Justement hier, sur ce registre, Karim Ben Cheïkh, diplomate de carrière et député Générations – groupe Ecologiste et Social – de la 9e circonscription des Français établis à l’étranger, s’est exprimé dans le quotidien libéral L’Opinion, remontant dans l’histoire récente lorsqu’en 2021, un premier épisode de fièvre anti-algérienne animé le pouvoir à Paris sur la question des visas, remarque : «Une profonde faille dans nos relations bilatérales et un ressentiment tenace. A l’heure où la crise diplomatique s’envenime à nouveau entre Paris et Alger, le gouvernement français semble déterminé à retomber dans les mêmes travers.

Ce pouvoir n’apprend-il jamais ?» Pour le parlementaire, «au-delà des gesticulations actuelles, se dessine un constat glaçant : l’affaiblissement du Quai d’Orsay. Marginalisé par des restrictions budgétaires et la centralité asphyxiante de la décision élyséenne, le ministère de l’Europe et des Affaires étrangères n’est plus qu’un acteur secondaire, condamné à éteindre les feux allumés par une classe politique en quête de coups d’éclat.

Cette atrophie diplomatique est une faute impardonnable à une époque où le Maghreb et l’Afrique méritent une attention stratégique soutenue et alors que le dernier livre blanc de la politique étrangère et européenne de la France date de 2008».Par le hasard de la grande faucheuse, cette agitation anti-algérienne est intervenue alors que le démon du racisme hexagonal mourait.

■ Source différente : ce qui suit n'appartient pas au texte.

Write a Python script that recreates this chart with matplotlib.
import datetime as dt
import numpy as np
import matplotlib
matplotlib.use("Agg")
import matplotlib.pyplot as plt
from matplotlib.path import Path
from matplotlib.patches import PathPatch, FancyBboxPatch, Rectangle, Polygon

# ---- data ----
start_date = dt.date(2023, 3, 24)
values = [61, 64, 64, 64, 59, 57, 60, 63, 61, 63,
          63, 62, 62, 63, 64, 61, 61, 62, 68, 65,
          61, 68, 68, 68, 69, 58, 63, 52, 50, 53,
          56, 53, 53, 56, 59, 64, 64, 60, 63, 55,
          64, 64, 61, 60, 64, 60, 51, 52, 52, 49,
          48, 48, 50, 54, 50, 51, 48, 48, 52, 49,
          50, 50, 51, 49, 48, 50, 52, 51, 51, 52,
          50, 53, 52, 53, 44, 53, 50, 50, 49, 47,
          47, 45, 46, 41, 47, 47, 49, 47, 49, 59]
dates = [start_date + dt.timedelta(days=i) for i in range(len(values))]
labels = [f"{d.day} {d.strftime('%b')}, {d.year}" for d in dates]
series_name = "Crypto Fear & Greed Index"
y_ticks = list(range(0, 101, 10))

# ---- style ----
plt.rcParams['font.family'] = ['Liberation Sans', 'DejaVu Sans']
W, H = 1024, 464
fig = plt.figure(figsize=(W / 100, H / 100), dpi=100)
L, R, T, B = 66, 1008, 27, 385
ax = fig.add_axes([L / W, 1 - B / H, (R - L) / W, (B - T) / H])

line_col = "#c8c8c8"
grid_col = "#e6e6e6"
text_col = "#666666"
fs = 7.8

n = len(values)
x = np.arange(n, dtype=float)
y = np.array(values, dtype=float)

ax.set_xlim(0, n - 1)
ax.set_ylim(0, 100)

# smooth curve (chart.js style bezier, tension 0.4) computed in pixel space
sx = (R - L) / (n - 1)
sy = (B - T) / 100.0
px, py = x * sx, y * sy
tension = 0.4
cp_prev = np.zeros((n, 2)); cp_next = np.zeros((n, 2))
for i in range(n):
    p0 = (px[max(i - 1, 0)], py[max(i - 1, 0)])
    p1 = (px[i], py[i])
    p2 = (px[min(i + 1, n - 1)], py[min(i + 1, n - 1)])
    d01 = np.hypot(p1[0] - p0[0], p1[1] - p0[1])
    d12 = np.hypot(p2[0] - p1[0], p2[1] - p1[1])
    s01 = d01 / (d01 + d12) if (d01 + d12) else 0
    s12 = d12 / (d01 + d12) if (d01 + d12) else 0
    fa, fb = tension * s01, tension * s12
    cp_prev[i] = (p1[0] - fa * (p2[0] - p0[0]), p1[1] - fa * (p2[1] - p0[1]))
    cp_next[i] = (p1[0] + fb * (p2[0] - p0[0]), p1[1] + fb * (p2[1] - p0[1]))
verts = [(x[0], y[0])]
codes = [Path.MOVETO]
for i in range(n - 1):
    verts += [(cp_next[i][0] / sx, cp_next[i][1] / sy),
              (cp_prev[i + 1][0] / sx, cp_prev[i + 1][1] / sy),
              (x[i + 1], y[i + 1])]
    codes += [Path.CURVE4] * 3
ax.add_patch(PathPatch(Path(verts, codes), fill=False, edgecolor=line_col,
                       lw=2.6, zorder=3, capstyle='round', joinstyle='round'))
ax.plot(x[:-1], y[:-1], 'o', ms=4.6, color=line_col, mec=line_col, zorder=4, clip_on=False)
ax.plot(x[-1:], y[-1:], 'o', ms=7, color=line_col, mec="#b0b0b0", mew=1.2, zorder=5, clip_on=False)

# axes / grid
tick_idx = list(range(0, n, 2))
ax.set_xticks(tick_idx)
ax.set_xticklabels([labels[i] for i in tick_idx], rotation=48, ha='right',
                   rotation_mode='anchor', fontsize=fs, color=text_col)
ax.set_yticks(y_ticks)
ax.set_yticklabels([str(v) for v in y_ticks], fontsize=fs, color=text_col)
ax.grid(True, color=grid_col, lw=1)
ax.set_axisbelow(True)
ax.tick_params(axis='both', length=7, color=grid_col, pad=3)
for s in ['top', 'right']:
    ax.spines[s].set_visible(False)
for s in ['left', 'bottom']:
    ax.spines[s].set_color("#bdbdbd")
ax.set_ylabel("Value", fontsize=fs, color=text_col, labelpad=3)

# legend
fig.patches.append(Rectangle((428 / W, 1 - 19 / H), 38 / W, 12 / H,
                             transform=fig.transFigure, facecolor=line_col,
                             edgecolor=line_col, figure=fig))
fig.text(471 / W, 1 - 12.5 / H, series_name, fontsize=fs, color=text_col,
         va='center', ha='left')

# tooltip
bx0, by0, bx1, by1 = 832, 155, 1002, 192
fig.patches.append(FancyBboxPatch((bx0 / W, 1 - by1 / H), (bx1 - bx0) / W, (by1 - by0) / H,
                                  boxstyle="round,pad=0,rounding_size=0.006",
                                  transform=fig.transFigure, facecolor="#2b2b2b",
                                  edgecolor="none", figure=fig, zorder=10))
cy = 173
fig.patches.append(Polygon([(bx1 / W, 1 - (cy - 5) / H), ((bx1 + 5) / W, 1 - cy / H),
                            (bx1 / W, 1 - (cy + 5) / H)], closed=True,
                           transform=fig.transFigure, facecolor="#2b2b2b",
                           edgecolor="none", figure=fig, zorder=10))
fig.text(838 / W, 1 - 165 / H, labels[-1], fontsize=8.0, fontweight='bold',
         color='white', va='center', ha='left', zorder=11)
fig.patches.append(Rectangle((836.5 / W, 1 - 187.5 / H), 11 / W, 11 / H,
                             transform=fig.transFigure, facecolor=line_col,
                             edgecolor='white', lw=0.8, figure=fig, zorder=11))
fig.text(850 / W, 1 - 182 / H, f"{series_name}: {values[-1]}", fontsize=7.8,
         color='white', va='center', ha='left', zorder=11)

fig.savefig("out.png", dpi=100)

Preuve que si le tortionnaire Le Pen a rejoint l’enfer, ses idées restent présentes. Plusieurs élus de gauche ont à ce propos appelé «à poursuivre le combat contre ses idées». Pour le député LFI Aurélien Le Coq, «cette haine, cette violence continue à exister et donc le combat antiraciste est un combat qui doit être toujours renouvelé, toujours continué». Et l’écologiste Sandrine Rousseau a estimé que «la mort d’un leader ne solde pas l’histoire du Front national et ne solde pas les racines dans lesquelles il puise, c’est-à-dire les collaborationnistes, la Waffen-SS, la guerre contre l’indépendance de l’Algérie», soulignant que de nombreux députés RN ont adhéré au parti quand Le Pen était à sa tête.